Mon Anse de Malmousque, (c) Stephan Zimmerli, Carnet d’un voyage immobile.

En cette période d’arrêt forcé de la saison théâtrale, la Comédie de Valence et son équipe, dont la direction a été récemment reprise par Marc Lainé, a réfléchi à des manières de continuer à faire vivre le théâtre. Aux bâtiments clos reste donc le virtuel, qui occasionne des initiatives inédites.

Lainé a ainsi fait appel à ses artistes associés pour lancer diverses initiatives appelant à une participation du public, qu’il s’agisse d’ateliers d’écriture en ligne ou de dessins partagés. Stephan Zimmerli, scénographe et dessinateur, a quant à lui lancé son « Carnet de voyage immobile », auquel tous les volontaires sont appelés à participer, spectateurs de la Comédie de Valence mais pas uniquement. Suite à une prise de rendez-vous par mail, celui qui le souhaite est ainsi invité à une séance d’une heure et demie, via Skype, en direct avec le dessinateur. Le principe en est à priori simple : raconter un lieu marquant, réel ou imaginaire, qui prendra vie, par la description, sur le cahier de l’artiste. Alors même que le principe du confinement veut que nous ayons sous les yeux tous les jours à peu près la même chose, Zimmerli en appelle à notre imaginaire et nous fait reconnecter avec les ressources parfois mises en veille qu’il contient, notamment en termes de visualisation. Il pousse ainsi à s’interroger à la fois sur la vision et le souvenir, mais également sur sa possibilité de les traduire par le langage.

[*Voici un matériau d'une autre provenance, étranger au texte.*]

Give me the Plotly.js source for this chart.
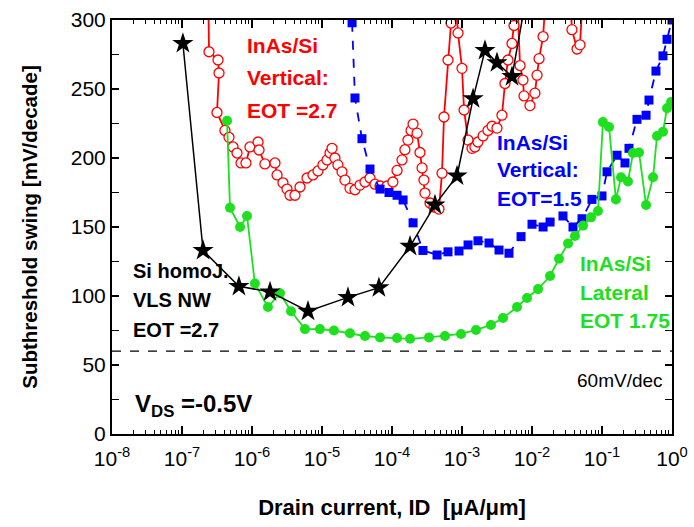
<!DOCTYPE html>
<html>
<head>
<meta charset="utf-8">
<script src="https://cdn.plot.ly/plotly-3.0.1.min.js"></script>
<style>html,body{margin:0;padding:0;background:#fff;}#chart{width:694px;height:527px;}</style>
</head>
<body>
<div id="chart"></div>
<script>
// Drain current [uA/um] and subthreshold swing [mV/decade]
const redI = [2.35e-7,2.43e-7,3.27e-7,3.38e-7,3.16e-7,4.11e-7,4.69e-7,5.36e-7,6.11e-7,6.97e-7,8.20e-7,9.35e-7,1.22e-6,1.26e-6,1.53e-6,2.13e-6,2.28e-6,2.77e-6,3.16e-6,3.49e-6,4.11e-6,4.85e-6,6.11e-6,7.43e-6,8.77e-6,1.03e-5,1.18e-5,1.30e-5,1.39e-5,1.53e-5,1.69e-5,1.93e-5,2.13e-5,2.51e-5,2.96e-5,3.49e-5,4.11e-5,4.85e-5,5.71e-5,6.75e-5,8.49e-5,1.03e-4,1.18e-4,1.39e-4,1.53e-4,1.69e-4,1.87e-4,2.0e-4,2.28e-4,2.51e-4,2.69e-4,2.86e-4,2.96e-4,3.49e-4,3.98e-4,4.69e-4,5.18e-4,5.53e-4,6.31e-4,6.97e-4,7.94e-4,8.77e-4,1.0e-3,1.07e-3,1.22e-3,1.39e-3,1.53e-3,1.69e-3,2.0e-3,2.35e-3,2.69e-3,3.16e-3,3.72e-3,4.11e-3,4.54e-3,5.18e-3,5.53e-3,6.11e-3,6.75e-3,7.43e-3,7.69e-3,9.35e-3,1.10e-2,1.18e-2,1.26e-2,1.44e-2,1.585e-2,3.49e-2,3.72e-2,4.40e-2,4.85e-2,5.36e-2];
const redS = [340,277,271,261.6,233,220,215,208,203.6,196.4,196.4,208,211.6,205.8,195.7,196.4,187.7,182,177.5,173,173,179,185.5,187.7,190.6,195,198.6,203.6,207,200,195,190,184,178,177,180.4,182.6,185.5,181,179.7,179.7,182.6,191,198.6,206,213,220,224.6,218,204,192.8,184,174.6,167.4,164.5,163,189,229.7,271,297.8,320,290.6,265,234.8,213,207,208,211.6,216,220,223,221.7,231,254,271,283,296,320,267,256.5,245,238,247,260,272,288,320,320,293,279,282,320];

const blueI = [2.69e-5,2.96e-5,3.72e-5,4.85e-5,6.75e-5,9.06e-5,1.18e-4,1.44e-4,2.0e-4,2.77e-4,4.40e-4,6.31e-4,9.06e-4,1.22e-3,1.69e-3,2.43e-3,3.38e-3,4.69e-3,6.97e-3,1.0e-2,1.44e-2,1.81e-2,2.77e-2,3.85e-2,5.18e-2,7.19e-2,0.1,0.118,0.164,0.213,0.243,0.316,0.426,0.469,0.590,0.743,0.849,1.0];
const blueS = [298,243.5,214,192,177.5,175,173,169.6,153,133,129.7,132,132.6,137,140,138.4,133.3,131,143,152,150,153.6,158,150,156,170,172.5,190,202,196.4,207,228,231,242,263,274,286,300];

const greenI = [4.40e-7,4.85e-7,6.75e-7,8.49e-7,1.10e-6,1.69e-6,2.51e-6,3.61e-6,5.71e-6,9.35e-6,1.48e-5,2.51e-5,4.11e-5,6.75e-5,1.18e-4,1.81e-4,3.38e-4,5.71e-4,9.68e-4,1.585e-3,2.59e-3,3.85e-3,6.11e-3,8.49e-3,1.22e-2,1.81e-2,2.43e-2,3.27e-2,4.11e-2,5.36e-2,6.97e-2,8.77e-2,0.103,0.126,0.158,0.187,0.235,0.277,0.338,0.426,0.536,0.611,0.743,0.849,0.968];
const greenS = [227,164,150,158,109,92,102,89,76,76,75,73,71,70,69.6,69,70,71,72.5,75.4,79,84,92,98.6,105,114.5,127,138,143.5,151,157,161.6,226,222.5,170,186,183,203.6,204,166,186,216,219,236,240.6];

const blackI = [1.03e-7,2.0e-7,6.5e-7,1.81e-6,6.31e-6,2.35e-5,6.5e-5,1.81e-4,4.11e-4,8.49e-4,1.44e-3,2.13e-3,3.16e-3,5.18e-3,8.5e-3];
const blackS = [283,133,107,103,89,99,106,136,166,187,243,278,269,259,320];

const xTickVals = [1e-8,1e-7,1e-6,1e-5,1e-4,1e-3,1e-2,1e-1,1];
const xTickText = ['10<sup>-8</sup>','10<sup>-7</sup>','10<sup>-6</sup>','10<sup>-5</sup>','10<sup>-4</sup>','10<sup>-3</sup>','10<sup>-2</sup>','10<sup>-1</sup>','10<sup>0</sup>'];

const FONT = 'Liberation Sans, Arial, Helvetica, sans-serif';
const RED = '#ff0000', BLUE = '#0000ff', GREEN = '#1ee01e', BLACK = '#000000';

const traces = [
  {x: redI, y: redS, mode: 'lines+markers', type: 'scatter',
   line: {color: RED, width: 1.8},
   marker: {symbol: 'circle', size: 10, color: '#ffffff', line: {color: RED, width: 1.3}}},
  {x: blueI, y: blueS, mode: 'lines+markers', type: 'scatter',
   line: {color: BLUE, width: 1.8, dash: 'dash'},
   marker: {symbol: 'square', size: 9, color: BLUE}},
  {x: greenI, y: greenS, mode: 'lines+markers', type: 'scatter',
   line: {color: GREEN, width: 1.8},
   marker: {symbol: 'circle', size: 10, color: GREEN}},
  {x: blackI, y: blackS, mode: 'lines+markers', type: 'scatter',
   line: {color: BLACK, width: 1.5},
   marker: {symbol: 'star', size: 16, color: BLACK}}
];

function note(text, x, y, color, size, bold, xanchor) {
  return {xref: 'paper', yref: 'paper', x: x, y: y, xanchor: xanchor || 'left', yanchor: 'middle',
    text: bold ? '<b>' + text + '</b>' : text, showarrow: false,
    font: {family: FONT, size: size, color: color}};
}

const layout = {
  width: 694, height: 527,
  margin: {l: 112, r: 22, t: 20, b: 93},
  paper_bgcolor: '#ffffff', plot_bgcolor: '#ffffff',
  showlegend: false,
  font: {family: FONT, color: '#000'},
  xaxis: {
    type: 'log', range: [-8, 0],
    tickmode: 'array', tickvals: xTickVals, ticktext: xTickText,
    ticks: 'inside', ticklen: 8, tickwidth: 1.2, tickcolor: '#000',
    ticklabelstandoff: 5,
    minor: {ticks: 'inside', ticklen: 4, tickwidth: 1, tickcolor: '#000', dtick: 'D1', showgrid: false},
    showline: true, linecolor: '#000', linewidth: 2, mirror: 'ticks',
    showgrid: false, zeroline: false,
    tickfont: {family: FONT, size: 21, color: '#000'},
    title: {text: '<b>Drain current, ID  [\u03bcA/\u03bcm]</b>', font: {family: FONT, size: 22, color: '#000'}, standoff: 30}
  },
  yaxis: {
    range: [0, 300], dtick: 50, tick0: 0,
    ticks: 'inside', ticklen: 7, tickwidth: 1.2, tickcolor: '#000',
    minor: {ticks: 'inside', ticklen: 7, tickwidth: 1.2, tickcolor: '#000', dtick: 25, showgrid: false},
    showline: true, linecolor: '#000', linewidth: 2, mirror: 'ticks',
    showgrid: false, zeroline: false,
    tickfont: {family: FONT, size: 21, color: '#000'},
    title: {text: '<b>Subthreshold swing [mV/decade]</b>', font: {family: FONT, size: 20.5, color: '#000'}, standoff: 28}
  },
  shapes: [
    {type: 'line', xref: 'paper', yref: 'y', x0: 0, x1: 1, y0: 60, y1: 60,
     line: {color: '#000', width: 1.2, dash: 'dash'}}
  ],
  annotations: [
    note('InAs/Si', 0.2375, 0.9396, RED, 21, true),
    note('Vertical:', 0.2375, 0.8600, RED, 21, true),
    note('EOT =2.7', 0.2375, 0.7826, RED, 21, true),
    note('InAs/Si', 0.684, 0.7053, BLUE, 21, true),
    note('Vertical:', 0.684, 0.6377, BLUE, 21, true),
    note('EOT=1.5', 0.684, 0.5700, BLUE, 21, true),
    note('InAs/Si', 0.832, 0.4130, GREEN, 21, true),
    note('Lateral', 0.832, 0.3406, GREEN, 21, true),
    note('EOT 1.75', 0.832, 0.2730, GREEN, 21, true),
    note('Si homoJ.', 0.0339, 0.3937, BLACK, 20, true),
    note('VLS NW', 0.0339, 0.3237, BLACK, 20, true),
    note('EOT =2.7', 0.0339, 0.2512, BLACK, 20, true),
    note('60mV/dec', 0.9875, 0.1304, BLACK, 19, false, 'right'),
    note('V<sub>DS</sub> =-0.5V', 0.0375, 0.07, BLACK, 24, true)
  ]
};

Plotly.newPlot('chart', traces, layout, {staticPlot: true, displayModeBar: false});
</script>
</body>
</html>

Que reste-il, en images mentales, d’un lieu que l’on connaît, que l’on a peut-être visité maintes et maintes fois ? Est-on sûr d’avoir bien observé ce lieu ? D’être capable de le décrire à un autre ? En se livrant à l’exercice, on se rend compte du pouvoir transformateur de la mémoire, mais aussi de la faculté possible de reconvoquer un lieu lointain lorsqu’on prend le temps de le décrire avec précision. Alors, description et imagination se rejoignent dans un même geste, l’une préexistant à peine à l’autre, et lorsque celles-ci tentent maladroitement de se traduire dans les mots – la question toujours renouvelée de la manière dont on peut traduire en mots une image, souvent imprécise et faite d’un tissu de sensations – alors naît une vision inattendue. Toute la beauté de l’exercice conçu par le dessinateur réside précisément dans le moment où, d’un langage tâtonnant et d’un souvenir oscillant, apparaît une image sur le papier, fruit de la rencontre aléatoire entre la description de celle ou celui qui se souvient et les mains de celui qui dessine, s’emparant à sa manière du lieu évoqué. On ne serait pas loin du « paysage état-d’âme » tel qu’il était à la mode au XIXe siècle, notamment chez les romantiques. Ici, le dessinateur se fait passeur, collaborateur au service du souvenir de l’autre, matérialisant une vision et parfois peut-être l’utopie d’un déplacement possible vers un autre temps. Loin d’être un exercice nostalgique, ce « Carnet d’un voyage immobile » redonne des envies de voyages, renouvelant pour un moment notre vision et oubliant les quatre murs de notre appartement. Un beau projet dont on espère voir le résultat total… à la fin du confinement.